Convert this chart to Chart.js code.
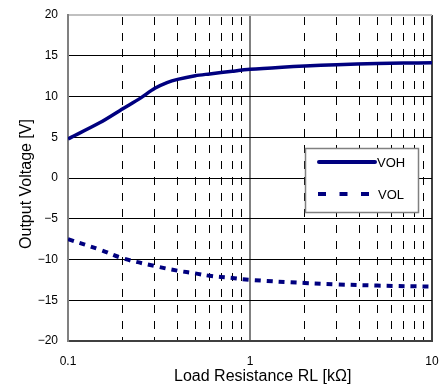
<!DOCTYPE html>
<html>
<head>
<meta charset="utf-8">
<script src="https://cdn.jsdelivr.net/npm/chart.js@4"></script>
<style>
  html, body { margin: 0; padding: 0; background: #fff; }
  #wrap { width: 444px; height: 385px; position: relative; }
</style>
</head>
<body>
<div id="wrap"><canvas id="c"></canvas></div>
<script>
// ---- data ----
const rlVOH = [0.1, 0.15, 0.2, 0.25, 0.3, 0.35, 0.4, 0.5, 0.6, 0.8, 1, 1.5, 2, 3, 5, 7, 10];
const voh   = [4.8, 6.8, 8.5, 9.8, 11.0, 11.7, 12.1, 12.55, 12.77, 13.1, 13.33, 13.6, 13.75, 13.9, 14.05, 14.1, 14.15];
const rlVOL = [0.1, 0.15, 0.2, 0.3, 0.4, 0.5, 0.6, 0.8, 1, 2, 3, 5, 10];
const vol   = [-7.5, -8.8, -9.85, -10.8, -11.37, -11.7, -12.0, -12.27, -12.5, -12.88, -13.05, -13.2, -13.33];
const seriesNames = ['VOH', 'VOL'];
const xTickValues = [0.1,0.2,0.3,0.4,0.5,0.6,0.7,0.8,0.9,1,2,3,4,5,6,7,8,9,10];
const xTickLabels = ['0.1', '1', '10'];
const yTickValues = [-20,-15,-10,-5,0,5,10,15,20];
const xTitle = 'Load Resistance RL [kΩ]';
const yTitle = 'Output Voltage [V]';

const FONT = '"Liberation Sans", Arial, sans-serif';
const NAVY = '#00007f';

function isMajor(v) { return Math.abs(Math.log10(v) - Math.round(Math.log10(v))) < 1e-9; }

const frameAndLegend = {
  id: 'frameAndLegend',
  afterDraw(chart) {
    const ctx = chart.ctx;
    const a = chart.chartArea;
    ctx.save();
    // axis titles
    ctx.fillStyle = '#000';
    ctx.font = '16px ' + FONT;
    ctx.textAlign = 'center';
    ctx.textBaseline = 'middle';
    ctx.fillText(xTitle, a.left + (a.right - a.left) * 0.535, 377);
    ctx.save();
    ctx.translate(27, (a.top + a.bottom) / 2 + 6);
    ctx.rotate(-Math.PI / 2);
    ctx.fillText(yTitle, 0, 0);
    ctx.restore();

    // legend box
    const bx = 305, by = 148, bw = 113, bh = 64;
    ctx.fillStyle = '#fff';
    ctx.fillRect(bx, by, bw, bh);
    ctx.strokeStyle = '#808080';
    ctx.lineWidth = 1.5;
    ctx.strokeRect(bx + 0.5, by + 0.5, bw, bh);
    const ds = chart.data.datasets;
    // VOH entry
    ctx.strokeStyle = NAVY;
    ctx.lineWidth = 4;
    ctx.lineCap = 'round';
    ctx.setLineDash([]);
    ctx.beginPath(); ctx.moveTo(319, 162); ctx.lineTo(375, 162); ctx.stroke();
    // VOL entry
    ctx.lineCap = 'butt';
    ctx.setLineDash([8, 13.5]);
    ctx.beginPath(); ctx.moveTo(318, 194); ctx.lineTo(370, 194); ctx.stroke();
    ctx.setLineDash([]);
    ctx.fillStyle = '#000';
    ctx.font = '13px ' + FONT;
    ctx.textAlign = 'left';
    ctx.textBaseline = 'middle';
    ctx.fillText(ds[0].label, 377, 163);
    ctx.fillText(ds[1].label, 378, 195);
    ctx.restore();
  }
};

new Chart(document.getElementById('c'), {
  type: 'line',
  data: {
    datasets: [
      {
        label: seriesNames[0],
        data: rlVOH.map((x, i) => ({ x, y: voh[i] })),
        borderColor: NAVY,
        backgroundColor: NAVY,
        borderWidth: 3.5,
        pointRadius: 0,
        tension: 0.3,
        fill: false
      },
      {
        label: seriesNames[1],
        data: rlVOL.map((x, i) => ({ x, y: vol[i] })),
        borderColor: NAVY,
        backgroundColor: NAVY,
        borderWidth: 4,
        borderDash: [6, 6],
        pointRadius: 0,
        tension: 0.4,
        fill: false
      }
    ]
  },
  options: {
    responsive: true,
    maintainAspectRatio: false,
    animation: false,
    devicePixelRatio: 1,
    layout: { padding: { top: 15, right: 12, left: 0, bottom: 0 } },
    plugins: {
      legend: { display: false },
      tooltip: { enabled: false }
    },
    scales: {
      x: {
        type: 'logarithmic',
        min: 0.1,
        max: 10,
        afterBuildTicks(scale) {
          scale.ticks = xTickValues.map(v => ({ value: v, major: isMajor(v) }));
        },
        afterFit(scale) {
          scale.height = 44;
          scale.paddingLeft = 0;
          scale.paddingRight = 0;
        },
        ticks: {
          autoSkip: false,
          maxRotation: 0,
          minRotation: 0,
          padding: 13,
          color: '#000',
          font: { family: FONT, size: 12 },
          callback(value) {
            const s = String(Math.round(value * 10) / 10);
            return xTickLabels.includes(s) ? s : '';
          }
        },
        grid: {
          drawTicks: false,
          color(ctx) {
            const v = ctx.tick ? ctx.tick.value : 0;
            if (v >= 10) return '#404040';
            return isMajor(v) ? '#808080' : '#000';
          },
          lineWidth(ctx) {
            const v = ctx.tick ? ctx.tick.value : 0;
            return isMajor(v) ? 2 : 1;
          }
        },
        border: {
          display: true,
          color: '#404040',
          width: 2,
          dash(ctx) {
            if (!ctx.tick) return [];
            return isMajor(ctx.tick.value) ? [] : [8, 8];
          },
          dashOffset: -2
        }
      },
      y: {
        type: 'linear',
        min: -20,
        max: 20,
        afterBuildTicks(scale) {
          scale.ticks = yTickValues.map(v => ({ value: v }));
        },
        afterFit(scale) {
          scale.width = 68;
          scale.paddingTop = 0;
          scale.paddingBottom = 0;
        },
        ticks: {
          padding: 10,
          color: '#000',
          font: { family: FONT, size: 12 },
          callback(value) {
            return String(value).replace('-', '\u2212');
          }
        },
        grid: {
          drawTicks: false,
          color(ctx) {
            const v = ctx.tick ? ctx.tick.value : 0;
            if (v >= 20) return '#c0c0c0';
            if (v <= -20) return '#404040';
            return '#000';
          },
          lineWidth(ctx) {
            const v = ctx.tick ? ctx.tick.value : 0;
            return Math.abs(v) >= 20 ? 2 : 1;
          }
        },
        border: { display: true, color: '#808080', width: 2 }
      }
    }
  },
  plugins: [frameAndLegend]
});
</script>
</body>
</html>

=-=-=

BRIEF: Repeat the data exactly, without the pictures.

SOLUTION TO THIS TASK:
Convert this chart to Chart.js code.
<!DOCTYPE html>
<html>
<head>
<meta charset="utf-8">
<script src="https://cdn.jsdelivr.net/npm/chart.js@4"></script>
<style>
  html, body { margin: 0; padding: 0; background: #fff; }
  #wrap { width: 444px; height: 385px; position: relative; }
</style>
</head>
<body>
<div id="wrap"><canvas id="c"></canvas></div>
<script>
// ---- data ----
const rlVOH = [0.1, 0.15, 0.2, 0.25, 0.3, 0.35, 0.4, 0.5, 0.6, 0.8, 1, 1.5, 2, 3, 5, 7, 10];
const voh   = [4.8, 6.8, 8.5, 9.8, 11.0, 11.7, 12.1, 12.55, 12.77, 13.1, 13.33, 13.6, 13.75, 13.9, 14.05, 14.1, 14.15];
const rlVOL = [0.1, 0.15, 0.2, 0.3, 0.4, 0.5, 0.6, 0.8, 1, 2, 3, 5, 10];
const vol   = [-7.5, -8.8, -9.85, -10.8, -11.37, -11.7, -12.0, -12.27, -12.5, -12.88, -13.05, -13.2, -13.33];
const seriesNames = ['VOH', 'VOL'];
const xTickValues = [0.1,0.2,0.3,0.4,0.5,0.6,0.7,0.8,0.9,1,2,3,4,5,6,7,8,9,10];
const xTickLabels = ['0.1', '1', '10'];
const yTickValues = [-20,-15,-10,-5,0,5,10,15,20];
const xTitle = 'Load Resistance RL [kΩ]';
const yTitle = 'Output Voltage [V]';

const FONT = '"Liberation Sans", Arial, sans-serif';
const NAVY = '#00007f';

function isMajor(v) { return Math.abs(Math.log10(v) - Math.round(Math.log10(v))) < 1e-9; }

const frameAndLegend = {
  id: 'frameAndLegend',
  afterDraw(chart) {
    const ctx = chart.ctx;
    const a = chart.chartArea;
    ctx.save();
    // axis titles
    ctx.fillStyle = '#000';
    ctx.font = '16px ' + FONT;
    ctx.textAlign = 'center';
    ctx.textBaseline = 'middle';
    ctx.fillText(xTitle, a.left + (a.right - a.left) * 0.535, 377);
    ctx.save();
    ctx.translate(27, (a.top + a.bottom) / 2 + 6);
    ctx.rotate(-Math.PI / 2);
    ctx.fillText(yTitle, 0, 0);
    ctx.restore();

    // legend box
    const bx = 305, by = 148, bw = 113, bh = 64;
    ctx.fillStyle = '#fff';
    ctx.fillRect(bx, by, bw, bh);
    ctx.strokeStyle = '#808080';
    ctx.lineWidth = 1.5;
    ctx.strokeRect(bx + 0.5, by + 0.5, bw, bh);
    const ds = chart.data.datasets;
    // VOH entry
    ctx.strokeStyle = NAVY;
    ctx.lineWidth = 4;
    ctx.lineCap = 'round';
    ctx.setLineDash([]);
    ctx.beginPath(); ctx.moveTo(319, 162); ctx.lineTo(375, 162); ctx.stroke();
    // VOL entry
    ctx.lineCap = 'butt';
    ctx.setLineDash([8, 13.5]);
    ctx.beginPath(); ctx.moveTo(318, 194); ctx.lineTo(370, 194); ctx.stroke();
    ctx.setLineDash([]);
    ctx.fillStyle = '#000';
    ctx.font = '13px ' + FONT;
    ctx.textAlign = 'left';
    ctx.textBaseline = 'middle';
    ctx.fillText(ds[0].label, 377, 163);
    ctx.fillText(ds[1].label, 378, 195);
    ctx.restore();
  }
};

new Chart(document.getElementById('c'), {
  type: 'line',
  data: {
    datasets: [
      {
        label: seriesNames[0],
        data: rlVOH.map((x, i) => ({ x, y: voh[i] })),
        borderColor: NAVY,
        backgroundColor: NAVY,
        borderWidth: 3.5,
        pointRadius: 0,
        tension: 0.3,
        fill: false
      },
      {
        label: seriesNames[1],
        data: rlVOL.map((x, i) => ({ x, y: vol[i] })),
        borderColor: NAVY,
        backgroundColor: NAVY,
        borderWidth: 4,
        borderDash: [6, 6],
        pointRadius: 0,
        tension: 0.4,
        fill: false
      }
    ]
  },
  options: {
    responsive: true,
    maintainAspectRatio: false,
    animation: false,
    devicePixelRatio: 1,
    layout: { padding: { top: 15, right: 12, left: 0, bottom: 0 } },
    plugins: {
      legend: { display: false },
      tooltip: { enabled: false }
    },
    scales: {
      x: {
        type: 'logarithmic',
        min: 0.1,
        max: 10,
        afterBuildTicks(scale) {
          scale.ticks = xTickValues.map(v => ({ value: v, major: isMajor(v) }));
        },
        afterFit(scale) {
          scale.height = 44;
          scale.paddingLeft = 0;
          scale.paddingRight = 0;
        },
        ticks: {
          autoSkip: false,
          maxRotation: 0,
          minRotation: 0,
          padding: 13,
          color: '#000',
          font: { family: FONT, size: 12 },
          callback(value) {
            const s = String(Math.round(value * 10) / 10);
            return xTickLabels.includes(s) ? s : '';
          }
        },
        grid: {
          drawTicks: false,
          color(ctx) {
            const v = ctx.tick ? ctx.tick.value : 0;
            if (v >= 10) return '#404040';
            return isMajor(v) ? '#808080' : '#000';
          },
          lineWidth(ctx) {
            const v = ctx.tick ? ctx.tick.value : 0;
            return isMajor(v) ? 2 : 1;
          }
        },
        border: {
          display: true,
          color: '#404040',
          width: 2,
          dash(ctx) {
            if (!ctx.tick) return [];
            return isMajor(ctx.tick.value) ? [] : [8, 8];
          },
          dashOffset: -2
        }
      },
      y: {
        type: 'linear',
        min: -20,
        max: 20,
        afterBuildTicks(scale) {
          scale.ticks = yTickValues.map(v => ({ value: v }));
        },
        afterFit(scale) {
          scale.width = 68;
          scale.paddingTop = 0;
          scale.paddingBottom = 0;
        },
        ticks: {
          padding: 10,
          color: '#000',
          font: { family: FONT, size: 12 },
          callback(value) {
            return String(value).replace('-', '\u2212');
          }
        },
        grid: {
          drawTicks: false,
          color(ctx) {
            const v = ctx.tick ? ctx.tick.value : 0;
            if (v >= 20) return '#c0c0c0';
            if (v <= -20) return '#404040';
            return '#000';
          },
          lineWidth(ctx) {
            const v = ctx.tick ? ctx.tick.value : 0;
            return Math.abs(v) >= 20 ? 2 : 1;
          }
        },
        border: { display: true, color: '#808080', width: 2 }
      }
    }
  },
  plugins: [frameAndLegend]
});
</script>
</body>
</html>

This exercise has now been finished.